TRIBUNNEWS.COM, BANYUWANGI - Tradisi kearifan lokal minum kopi suku Using, di Desa Kemiren, Kecamatan Glagah, Banyuwangi, diangkat dalam Festival Ngopi Sepuluh Ewu, di sepanjang jalan Desa Kemiren, Sabtu (20/10) malam.
Hingga dini hari ribuan orang memadati dua kilometer sepanjang jalan Desa Kemiren. Mereka semua disambut hangat di halaman rumah segenap warga desa.
Ribuan cangkir kopi dan makanan ringan tradisional disuguhkan secara cuma cuma bagi semua yang datang.
Bupati Banyuwangi Abdullah Azwar Anas mengatakan tradisi minum kopi merupakan tradisi warga Using yang menjadi simbol persaudaraan.
Mereka memiliki semboyan Sak Corot Dadi Sakduluran, sekali seduh kita bersaudara.
"Festival ini menjadi bagian dari upaya menjaga semangat gotong royong. Masyarakat rela menyuguhkan secara gratis kopi dan makanan untuk semua orang yang bahkan belum dikenal."
"Meski terkesan sederhana namun cara ini ampuh untuk merajut persatuan di antara kita," kata Anas.

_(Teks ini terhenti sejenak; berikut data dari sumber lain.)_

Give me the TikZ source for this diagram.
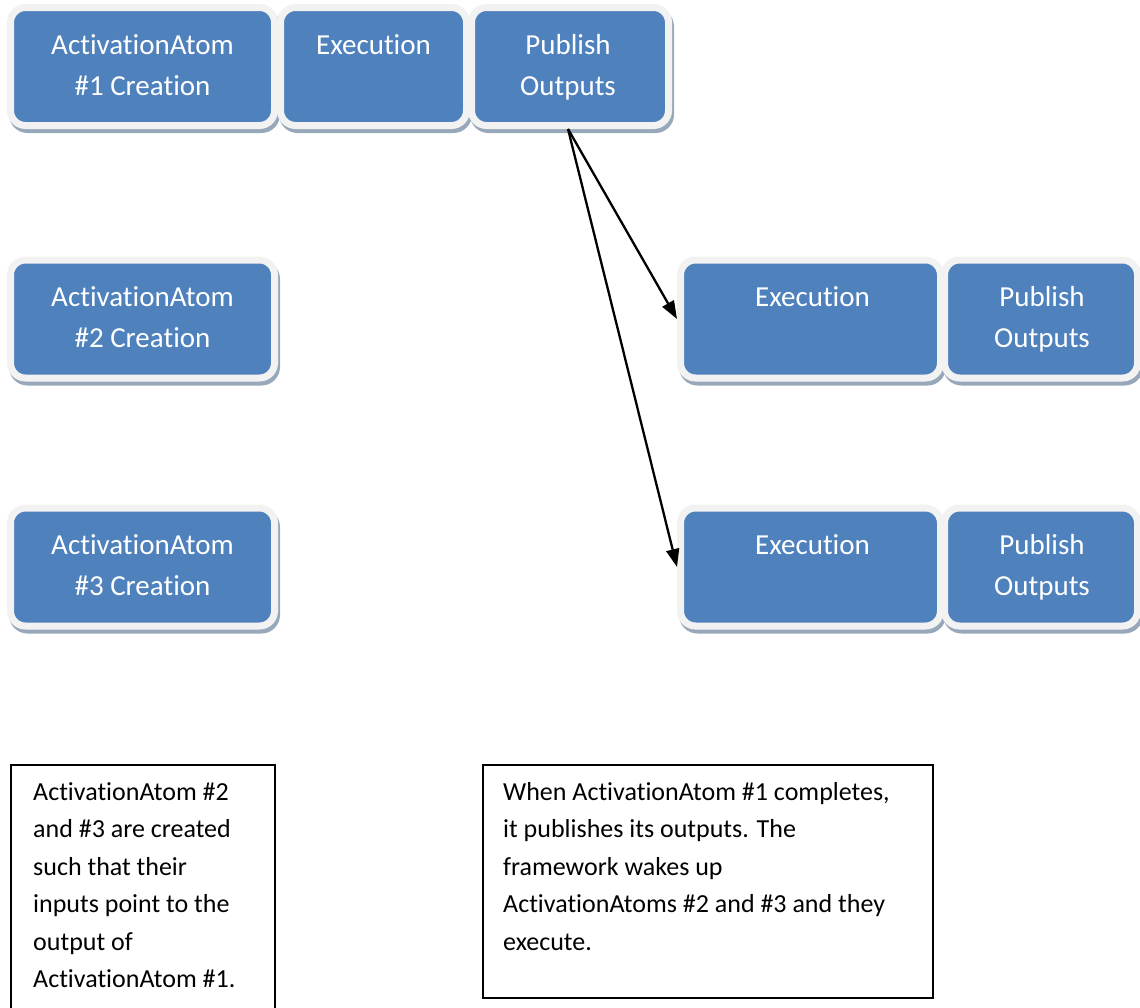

Saat even berlangsung meja dan kursi kursi tamu yang disiapkan di setiap rumah nyaris tak mampu menampung banyaknya orang yang datang.
Antusiasme pengunjung festival ini terus bertambah di setiap tahun penyelenggaraannya.
Tidak hanya antusiasme merasakan tradisi minum kopi, Ngopi Sepuluh Ewu memunculkan bibit-bibit barista dari Desa Kemiren.
Terdapat barista cilik yang memeragakan cara mengolah kopi.
Salah satunya Shavira Putri Windiarti, terlihat terampil menyeduh kopi.
Gadis berusia 10 tahun itu, dengan hati-hati mengukur takaran bubuk kopinya.
"Kopinya 40 Mg, nanti airnya banding sepuluh," jelasnya sembari melakukan proses pure over.